So we’re on the final day before our 0.2 release for WebVTT is due and my teams C parser is yet to be completed. Hopefully, my partner and I can finish off things later tonight and we can get it finished off for tomorrow. However, if we don’t get it completed not all is lost. The primary goal of this release was to learn about the WebVTT parser by having three separate teams work on coding three different parsers. The idea here was to follow the design principle “Build two and plan to throw one away”. Judged under those goals I believe my team has met them. We have learnt much about what we will need to do in order to make a good parser and much about how we should go about doing that. I’ll go through the most crucial things that I believe we need to get right to have a final parser that is good.
Error Handling and Parser Ignore Logging
We need a good design for error handling and ignore logging. Both of them represent similar ideas and similar implementations but have but have different end meanings. Errors are those things which cause the parser to completely break, whereas parser ignore logging is when the parser encounters malformed WebVTT text in the WebVTT byte stream. We want to log all of these ignores and errors and have a way to hook into ignore logger so that we can test properly. The Prof brought up the fact that a lot of the tests where we would expect an ignore will actually be Unit Tests, so that will simplify things a bit.
Efficient Way of Loading and Working With Lines of Text
By far the most annoying thing that we had to deal with during this initial parser development was figuring out how to load and work with lines efficiently while retaining a link to the context of the byte stream.
The parser asks you to work with text in a couple different ways.
- Read an entire line of text and compare a multi-character value to the string
- Split text on spaces and work with those split strings
- Loop through char by char and compare values
All of these things seem pretty simple but what makes it complicated is that we want to be able to use all these different methods while retaining a link to the actual position of what character we are on in the byte stream. This way when we ignore some cue text we can tell exactly where it ignored that cue text and spit that out into a logger. That means that we can’t be creating separate string, or pointers, that are completely decoupled from the byte stream, because we will lose the ability to see where it ignored cue text.
One thing to think about is whether or not loading lines from the stream to a separate string is even needed, maybe we can just work with offsets that can denote the current position and the beginning and end of the line that is going to be parsed.
I don’t think this problem is particularly hard. It just gave my team a lot of trouble because we didn’t know all the ways in which the parser would require us to work with text. If we rewrote it again, which we will, we could solve this problem probably pretty easily.
The main thing here for our track cue text data structure, I discussed this a while ago, is whether or not we should squash the different types of nodes into a couple of main nodes, or if we should keep them separate.
If we squash them it will simplify the code a bit but might be hard in the future to modify the code if the specification changes a lot and we end up having to separate the squashed data structure.

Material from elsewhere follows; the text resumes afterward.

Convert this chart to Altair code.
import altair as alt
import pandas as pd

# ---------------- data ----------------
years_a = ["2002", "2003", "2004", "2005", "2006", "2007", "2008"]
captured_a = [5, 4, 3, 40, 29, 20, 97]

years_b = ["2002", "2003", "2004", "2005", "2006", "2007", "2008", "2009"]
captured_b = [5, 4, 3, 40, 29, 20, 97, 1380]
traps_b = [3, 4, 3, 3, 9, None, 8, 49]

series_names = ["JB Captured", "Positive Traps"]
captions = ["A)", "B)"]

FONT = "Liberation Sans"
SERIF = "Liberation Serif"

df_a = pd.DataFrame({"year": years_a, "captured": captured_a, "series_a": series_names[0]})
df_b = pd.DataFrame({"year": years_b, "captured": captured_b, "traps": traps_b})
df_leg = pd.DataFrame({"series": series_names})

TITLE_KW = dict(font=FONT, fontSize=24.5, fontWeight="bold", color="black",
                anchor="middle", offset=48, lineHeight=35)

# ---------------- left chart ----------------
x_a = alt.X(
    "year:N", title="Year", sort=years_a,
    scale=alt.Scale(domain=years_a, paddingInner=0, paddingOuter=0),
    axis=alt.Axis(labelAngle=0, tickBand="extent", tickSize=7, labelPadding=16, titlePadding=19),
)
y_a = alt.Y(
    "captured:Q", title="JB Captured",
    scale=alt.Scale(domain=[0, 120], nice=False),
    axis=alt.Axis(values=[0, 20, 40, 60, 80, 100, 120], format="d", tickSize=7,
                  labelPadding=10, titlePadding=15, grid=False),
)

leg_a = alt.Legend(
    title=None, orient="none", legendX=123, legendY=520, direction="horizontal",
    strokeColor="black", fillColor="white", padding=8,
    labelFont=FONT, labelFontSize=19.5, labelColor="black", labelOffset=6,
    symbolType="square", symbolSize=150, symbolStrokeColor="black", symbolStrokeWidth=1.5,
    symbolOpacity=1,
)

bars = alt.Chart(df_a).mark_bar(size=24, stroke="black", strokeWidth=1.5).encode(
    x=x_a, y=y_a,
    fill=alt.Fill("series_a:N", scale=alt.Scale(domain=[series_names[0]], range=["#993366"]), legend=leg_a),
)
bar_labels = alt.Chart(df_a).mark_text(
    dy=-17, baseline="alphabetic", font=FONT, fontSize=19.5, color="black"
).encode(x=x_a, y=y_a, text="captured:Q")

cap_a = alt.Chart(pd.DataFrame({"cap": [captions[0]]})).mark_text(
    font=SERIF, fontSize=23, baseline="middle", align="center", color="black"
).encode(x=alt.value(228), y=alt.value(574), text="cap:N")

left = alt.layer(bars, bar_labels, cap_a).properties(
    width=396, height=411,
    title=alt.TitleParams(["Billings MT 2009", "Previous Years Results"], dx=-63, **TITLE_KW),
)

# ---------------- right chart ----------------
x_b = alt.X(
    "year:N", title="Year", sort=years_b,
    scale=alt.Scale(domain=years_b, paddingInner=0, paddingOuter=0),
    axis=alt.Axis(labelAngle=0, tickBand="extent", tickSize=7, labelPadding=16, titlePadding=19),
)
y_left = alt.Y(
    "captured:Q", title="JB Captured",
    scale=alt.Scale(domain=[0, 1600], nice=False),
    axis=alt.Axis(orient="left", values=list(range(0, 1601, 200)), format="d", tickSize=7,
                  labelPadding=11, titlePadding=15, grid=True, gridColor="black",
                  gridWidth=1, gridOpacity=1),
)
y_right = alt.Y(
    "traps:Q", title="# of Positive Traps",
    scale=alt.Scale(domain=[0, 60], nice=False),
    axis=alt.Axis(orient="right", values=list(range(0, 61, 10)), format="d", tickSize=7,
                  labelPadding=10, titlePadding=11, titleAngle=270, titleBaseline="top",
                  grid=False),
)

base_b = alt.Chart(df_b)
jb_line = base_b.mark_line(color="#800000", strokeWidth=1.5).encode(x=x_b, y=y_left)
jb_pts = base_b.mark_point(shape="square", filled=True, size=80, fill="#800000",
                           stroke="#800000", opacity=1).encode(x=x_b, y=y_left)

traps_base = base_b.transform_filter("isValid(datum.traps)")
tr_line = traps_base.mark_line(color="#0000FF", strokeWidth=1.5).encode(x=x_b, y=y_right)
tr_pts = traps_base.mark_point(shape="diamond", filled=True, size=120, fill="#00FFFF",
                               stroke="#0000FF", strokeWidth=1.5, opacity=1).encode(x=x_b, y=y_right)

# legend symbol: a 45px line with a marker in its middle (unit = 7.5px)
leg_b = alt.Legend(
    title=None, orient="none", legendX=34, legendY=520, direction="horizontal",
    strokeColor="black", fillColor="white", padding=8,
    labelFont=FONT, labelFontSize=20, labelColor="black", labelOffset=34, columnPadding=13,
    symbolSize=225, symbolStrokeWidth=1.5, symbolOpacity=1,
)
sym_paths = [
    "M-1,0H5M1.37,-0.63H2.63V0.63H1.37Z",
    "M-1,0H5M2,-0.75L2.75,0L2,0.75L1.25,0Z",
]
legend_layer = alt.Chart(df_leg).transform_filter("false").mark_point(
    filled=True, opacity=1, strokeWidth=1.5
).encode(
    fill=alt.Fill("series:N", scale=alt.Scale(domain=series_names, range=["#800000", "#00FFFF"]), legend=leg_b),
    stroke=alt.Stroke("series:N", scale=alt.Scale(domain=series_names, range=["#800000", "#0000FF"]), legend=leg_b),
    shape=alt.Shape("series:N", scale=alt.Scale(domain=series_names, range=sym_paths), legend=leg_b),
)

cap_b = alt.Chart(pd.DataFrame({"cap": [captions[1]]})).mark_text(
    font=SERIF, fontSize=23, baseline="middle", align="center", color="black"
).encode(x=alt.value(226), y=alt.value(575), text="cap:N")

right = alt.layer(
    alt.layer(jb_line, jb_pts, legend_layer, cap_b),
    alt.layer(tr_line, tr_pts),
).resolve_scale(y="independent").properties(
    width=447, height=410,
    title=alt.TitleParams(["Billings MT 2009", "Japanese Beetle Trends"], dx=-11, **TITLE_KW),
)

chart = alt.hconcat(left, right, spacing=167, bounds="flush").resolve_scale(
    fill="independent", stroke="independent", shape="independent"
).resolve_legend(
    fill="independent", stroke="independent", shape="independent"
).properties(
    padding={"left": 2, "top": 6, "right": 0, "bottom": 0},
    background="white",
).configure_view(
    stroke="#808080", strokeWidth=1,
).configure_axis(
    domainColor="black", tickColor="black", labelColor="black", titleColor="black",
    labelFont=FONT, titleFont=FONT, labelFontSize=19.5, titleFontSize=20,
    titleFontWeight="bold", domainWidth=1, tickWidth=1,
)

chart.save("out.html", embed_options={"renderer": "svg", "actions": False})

If we keep the data structure roughly as the way it is now it will allow more flexibility in the future if we need to change any one of the node type structs because the specification changes. Keeping the data structure as separate as possible will align us with the design principle of separation of concerns.
This is definitely something I think we need to discuss as a class and make a decision on.

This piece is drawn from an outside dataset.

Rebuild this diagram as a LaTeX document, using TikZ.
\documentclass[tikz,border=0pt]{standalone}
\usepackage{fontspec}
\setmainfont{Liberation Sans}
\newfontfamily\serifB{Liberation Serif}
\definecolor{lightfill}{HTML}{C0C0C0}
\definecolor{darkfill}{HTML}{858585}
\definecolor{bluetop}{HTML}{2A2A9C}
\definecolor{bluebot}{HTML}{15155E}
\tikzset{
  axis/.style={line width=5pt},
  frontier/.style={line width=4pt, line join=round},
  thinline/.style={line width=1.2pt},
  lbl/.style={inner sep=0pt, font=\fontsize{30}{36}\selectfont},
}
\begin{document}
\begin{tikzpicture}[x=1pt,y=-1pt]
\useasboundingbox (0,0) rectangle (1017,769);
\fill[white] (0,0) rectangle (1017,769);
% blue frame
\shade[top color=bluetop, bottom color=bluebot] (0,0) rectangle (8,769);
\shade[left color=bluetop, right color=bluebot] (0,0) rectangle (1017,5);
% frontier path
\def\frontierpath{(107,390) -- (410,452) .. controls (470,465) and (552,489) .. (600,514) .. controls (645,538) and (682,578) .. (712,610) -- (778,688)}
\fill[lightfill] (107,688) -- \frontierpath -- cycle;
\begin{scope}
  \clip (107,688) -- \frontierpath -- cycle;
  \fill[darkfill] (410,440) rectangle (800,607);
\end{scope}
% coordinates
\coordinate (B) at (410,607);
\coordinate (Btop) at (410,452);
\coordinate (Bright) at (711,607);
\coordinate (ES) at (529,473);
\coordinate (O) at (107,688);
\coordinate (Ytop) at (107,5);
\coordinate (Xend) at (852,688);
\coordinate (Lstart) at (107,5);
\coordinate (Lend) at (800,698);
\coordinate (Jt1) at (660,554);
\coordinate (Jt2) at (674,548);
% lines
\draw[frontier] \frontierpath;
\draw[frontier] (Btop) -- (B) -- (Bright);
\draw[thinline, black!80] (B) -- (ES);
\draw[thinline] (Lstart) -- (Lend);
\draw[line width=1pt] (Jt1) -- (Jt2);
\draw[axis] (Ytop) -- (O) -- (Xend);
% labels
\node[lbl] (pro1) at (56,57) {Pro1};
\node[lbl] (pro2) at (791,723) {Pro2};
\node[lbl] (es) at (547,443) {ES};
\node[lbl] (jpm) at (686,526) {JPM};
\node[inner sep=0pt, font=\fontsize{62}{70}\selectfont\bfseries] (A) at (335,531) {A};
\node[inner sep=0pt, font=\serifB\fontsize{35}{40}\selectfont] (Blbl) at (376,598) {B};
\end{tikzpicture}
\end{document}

As I worked on the C parser I started work on a general UTF-8 library that our parser could rely on. I did this because at the time I thought we needed to be able to work with UTF-8 in order to parse the WebVTT byte stream correctly.
As I learnt about UTF8 more while writing the library I realized one major thing – all the characters that the parser needs to work with in order to parse the byte stream are represented in UTF8 with the same code points that ASCII uses. This means that in order to parse the stream we do not need to have specific functions that can deal with for example a ‘<‘ UTF8 code point, we can simply use the regular standards for working with ASCII that C code classically uses.
The support that we do need to provide for UTF8, the only thing that the WebVTT specification mentions, is conversion of the byte stream to UTF8 upon the beginning of the parser routine.
The final thing that I found out was that the WebVTT specification makes no mention of what kind of character encoding the parser should be emitting at the end of the program i.e. for rendering purposes. I was talking to a class mate who was saying that we should probably use UTF16 as this is most compatible with Firefox and many other applications and frameworks. This is probably something that we should put up for discussion in class at some point.
You can checkout the code here.
We haven’t provided a way to parse the text track cue settings yet and the cue text function does not load the data structure with the appropriate data yet.
We haven’t provided or even looked at the capability to parse only pieces of the byte stream at a time. We need to have this because when the parser will be used on a browser the browser will only provide small pieces of the WebVTT as it is downloading it.
There’s a lot of smelly code in our C parser. We just need to rewrite it.